**PROBLEM STATEMENT**:
Take the lines from the head of the listing through the one bearing "(0,0) rectangle (2133,888);" and copy them exactly, leaving every picture out.

**RECORDED DATA**:
=-=-=-=-=

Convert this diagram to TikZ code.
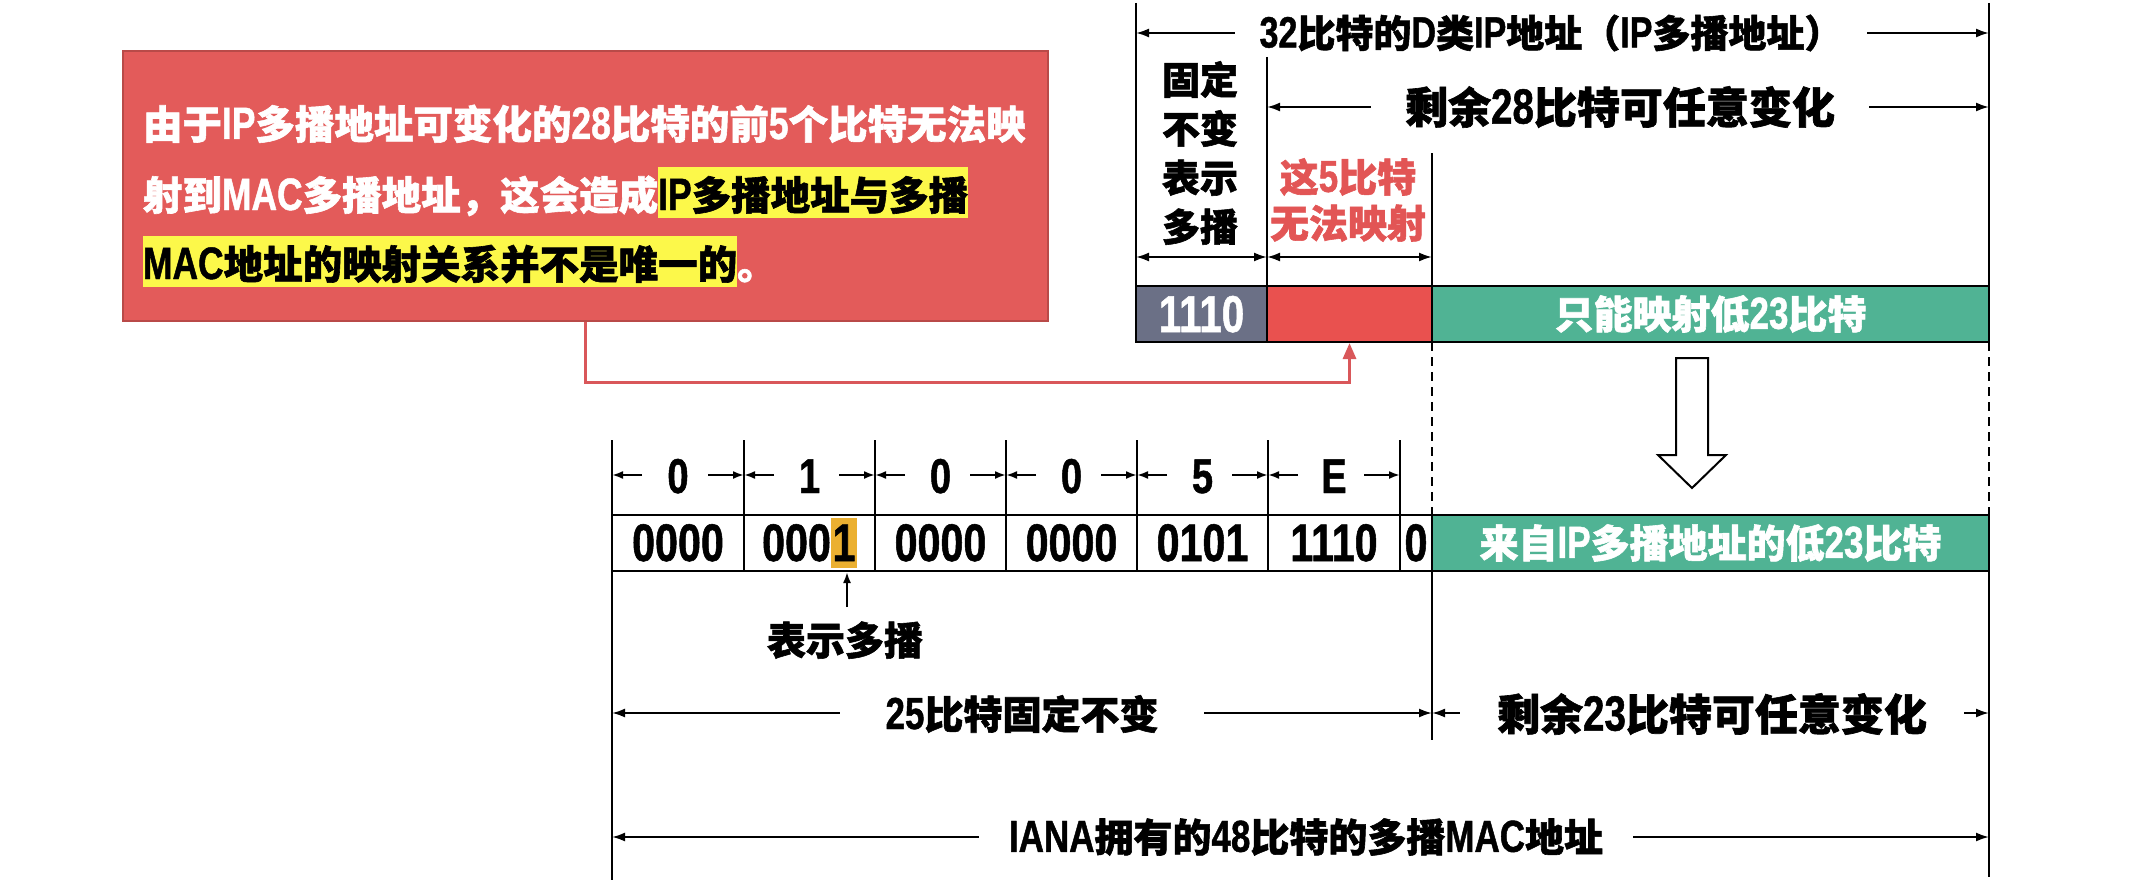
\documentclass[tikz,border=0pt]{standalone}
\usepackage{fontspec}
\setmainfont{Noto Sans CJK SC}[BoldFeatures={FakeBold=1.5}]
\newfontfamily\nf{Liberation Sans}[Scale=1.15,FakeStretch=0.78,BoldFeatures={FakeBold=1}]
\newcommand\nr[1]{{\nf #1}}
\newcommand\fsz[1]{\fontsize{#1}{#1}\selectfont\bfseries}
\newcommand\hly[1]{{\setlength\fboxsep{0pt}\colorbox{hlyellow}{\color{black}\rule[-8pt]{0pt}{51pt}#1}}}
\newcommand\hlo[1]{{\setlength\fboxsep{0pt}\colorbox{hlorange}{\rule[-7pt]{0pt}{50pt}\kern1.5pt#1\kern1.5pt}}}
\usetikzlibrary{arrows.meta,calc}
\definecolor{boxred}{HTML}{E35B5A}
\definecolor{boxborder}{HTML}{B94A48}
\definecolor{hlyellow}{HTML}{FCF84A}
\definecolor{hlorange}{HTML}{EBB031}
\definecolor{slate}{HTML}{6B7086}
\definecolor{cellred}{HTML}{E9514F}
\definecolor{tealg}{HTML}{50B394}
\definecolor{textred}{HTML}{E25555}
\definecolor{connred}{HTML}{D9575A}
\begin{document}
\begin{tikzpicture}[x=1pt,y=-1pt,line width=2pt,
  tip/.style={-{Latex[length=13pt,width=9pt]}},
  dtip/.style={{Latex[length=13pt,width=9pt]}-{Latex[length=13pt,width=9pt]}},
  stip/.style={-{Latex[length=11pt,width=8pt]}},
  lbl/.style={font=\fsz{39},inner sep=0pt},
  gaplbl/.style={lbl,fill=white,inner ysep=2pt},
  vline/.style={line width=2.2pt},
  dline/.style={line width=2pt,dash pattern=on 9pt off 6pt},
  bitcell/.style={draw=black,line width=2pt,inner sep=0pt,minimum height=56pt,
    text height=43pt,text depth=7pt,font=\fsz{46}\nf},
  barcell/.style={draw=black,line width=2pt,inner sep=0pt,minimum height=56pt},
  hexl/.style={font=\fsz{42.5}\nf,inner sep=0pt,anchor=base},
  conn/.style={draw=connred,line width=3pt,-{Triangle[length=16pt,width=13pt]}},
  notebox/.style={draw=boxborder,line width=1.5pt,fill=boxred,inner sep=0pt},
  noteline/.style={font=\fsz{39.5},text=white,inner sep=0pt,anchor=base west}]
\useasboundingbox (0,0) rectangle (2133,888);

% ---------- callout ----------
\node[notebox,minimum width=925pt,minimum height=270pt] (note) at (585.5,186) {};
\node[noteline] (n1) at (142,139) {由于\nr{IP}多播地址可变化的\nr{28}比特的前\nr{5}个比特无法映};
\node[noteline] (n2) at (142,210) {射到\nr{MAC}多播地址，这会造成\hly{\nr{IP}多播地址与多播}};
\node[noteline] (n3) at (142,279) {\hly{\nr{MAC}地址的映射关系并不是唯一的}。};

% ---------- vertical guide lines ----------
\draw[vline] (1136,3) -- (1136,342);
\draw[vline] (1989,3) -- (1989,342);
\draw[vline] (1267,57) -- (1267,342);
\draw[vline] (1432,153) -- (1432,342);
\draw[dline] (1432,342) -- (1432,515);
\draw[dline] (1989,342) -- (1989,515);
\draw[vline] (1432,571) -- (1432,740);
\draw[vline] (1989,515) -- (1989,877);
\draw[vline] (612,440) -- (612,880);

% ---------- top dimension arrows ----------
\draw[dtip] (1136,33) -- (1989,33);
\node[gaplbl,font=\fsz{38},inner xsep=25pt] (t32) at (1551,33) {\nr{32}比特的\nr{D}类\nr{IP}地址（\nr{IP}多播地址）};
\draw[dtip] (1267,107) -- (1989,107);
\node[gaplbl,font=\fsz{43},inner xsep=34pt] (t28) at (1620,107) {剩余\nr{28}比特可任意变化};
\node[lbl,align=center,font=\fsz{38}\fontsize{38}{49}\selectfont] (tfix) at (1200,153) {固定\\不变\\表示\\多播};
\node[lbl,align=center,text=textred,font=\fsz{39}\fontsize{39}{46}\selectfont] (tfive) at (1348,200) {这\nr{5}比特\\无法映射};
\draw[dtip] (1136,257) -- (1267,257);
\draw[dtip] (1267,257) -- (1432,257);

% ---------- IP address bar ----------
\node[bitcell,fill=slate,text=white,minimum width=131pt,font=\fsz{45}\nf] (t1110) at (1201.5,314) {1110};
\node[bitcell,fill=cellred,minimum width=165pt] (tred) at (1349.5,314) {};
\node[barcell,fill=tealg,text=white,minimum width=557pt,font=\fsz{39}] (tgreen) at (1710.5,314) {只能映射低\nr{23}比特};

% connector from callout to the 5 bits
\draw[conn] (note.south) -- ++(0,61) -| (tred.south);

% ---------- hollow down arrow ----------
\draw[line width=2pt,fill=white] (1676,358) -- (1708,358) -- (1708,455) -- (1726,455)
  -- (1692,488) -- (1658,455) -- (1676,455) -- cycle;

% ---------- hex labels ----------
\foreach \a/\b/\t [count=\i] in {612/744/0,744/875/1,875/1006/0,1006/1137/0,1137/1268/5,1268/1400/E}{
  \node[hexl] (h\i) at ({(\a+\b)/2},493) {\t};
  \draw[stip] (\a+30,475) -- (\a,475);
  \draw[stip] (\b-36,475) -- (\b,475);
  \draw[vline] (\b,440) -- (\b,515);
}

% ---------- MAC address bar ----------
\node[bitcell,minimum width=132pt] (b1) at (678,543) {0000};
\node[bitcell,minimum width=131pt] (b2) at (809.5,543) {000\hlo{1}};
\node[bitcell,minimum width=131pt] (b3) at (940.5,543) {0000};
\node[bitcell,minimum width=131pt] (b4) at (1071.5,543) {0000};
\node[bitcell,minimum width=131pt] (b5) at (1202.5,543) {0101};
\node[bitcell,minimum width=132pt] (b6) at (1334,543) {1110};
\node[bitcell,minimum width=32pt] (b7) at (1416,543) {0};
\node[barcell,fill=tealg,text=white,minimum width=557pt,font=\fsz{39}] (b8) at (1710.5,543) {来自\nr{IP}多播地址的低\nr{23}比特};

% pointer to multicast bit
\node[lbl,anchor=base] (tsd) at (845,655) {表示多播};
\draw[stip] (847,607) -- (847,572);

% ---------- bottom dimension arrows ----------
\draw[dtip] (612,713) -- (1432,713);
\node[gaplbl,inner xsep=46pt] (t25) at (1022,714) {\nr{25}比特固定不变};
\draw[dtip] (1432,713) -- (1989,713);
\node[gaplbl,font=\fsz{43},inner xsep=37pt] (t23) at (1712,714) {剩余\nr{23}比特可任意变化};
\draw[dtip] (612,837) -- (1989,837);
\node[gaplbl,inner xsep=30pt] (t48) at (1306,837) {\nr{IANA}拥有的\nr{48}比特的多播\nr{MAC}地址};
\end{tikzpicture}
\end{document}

=-=-=-=-=

**RESPONSE**:
Convert this diagram to TikZ code.
\documentclass[tikz,border=0pt]{standalone}
\usepackage{fontspec}
\setmainfont{Noto Sans CJK SC}[BoldFeatures={FakeBold=1.5}]
\newfontfamily\nf{Liberation Sans}[Scale=1.15,FakeStretch=0.78,BoldFeatures={FakeBold=1}]
\newcommand\nr[1]{{\nf #1}}
\newcommand\fsz[1]{\fontsize{#1}{#1}\selectfont\bfseries}
\newcommand\hly[1]{{\setlength\fboxsep{0pt}\colorbox{hlyellow}{\color{black}\rule[-8pt]{0pt}{51pt}#1}}}
\newcommand\hlo[1]{{\setlength\fboxsep{0pt}\colorbox{hlorange}{\rule[-7pt]{0pt}{50pt}\kern1.5pt#1\kern1.5pt}}}
\usetikzlibrary{arrows.meta,calc}
\definecolor{boxred}{HTML}{E35B5A}
\definecolor{boxborder}{HTML}{B94A48}
\definecolor{hlyellow}{HTML}{FCF84A}
\definecolor{hlorange}{HTML}{EBB031}
\definecolor{slate}{HTML}{6B7086}
\definecolor{cellred}{HTML}{E9514F}
\definecolor{tealg}{HTML}{50B394}
\definecolor{textred}{HTML}{E25555}
\definecolor{connred}{HTML}{D9575A}
\begin{document}
\begin{tikzpicture}[x=1pt,y=-1pt,line width=2pt,
  tip/.style={-{Latex[length=13pt,width=9pt]}},
  dtip/.style={{Latex[length=13pt,width=9pt]}-{Latex[length=13pt,width=9pt]}},
  stip/.style={-{Latex[length=11pt,width=8pt]}},
  lbl/.style={font=\fsz{39},inner sep=0pt},
  gaplbl/.style={lbl,fill=white,inner ysep=2pt},
  vline/.style={line width=2.2pt},
  dline/.style={line width=2pt,dash pattern=on 9pt off 6pt},
  bitcell/.style={draw=black,line width=2pt,inner sep=0pt,minimum height=56pt,
    text height=43pt,text depth=7pt,font=\fsz{46}\nf},
  barcell/.style={draw=black,line width=2pt,inner sep=0pt,minimum height=56pt},
  hexl/.style={font=\fsz{42.5}\nf,inner sep=0pt,anchor=base},
  conn/.style={draw=connred,line width=3pt,-{Triangle[length=16pt,width=13pt]}},
  notebox/.style={draw=boxborder,line width=1.5pt,fill=boxred,inner sep=0pt},
  noteline/.style={font=\fsz{39.5},text=white,inner sep=0pt,anchor=base west}]
\useasboundingbox (0,0) rectangle (2133,888);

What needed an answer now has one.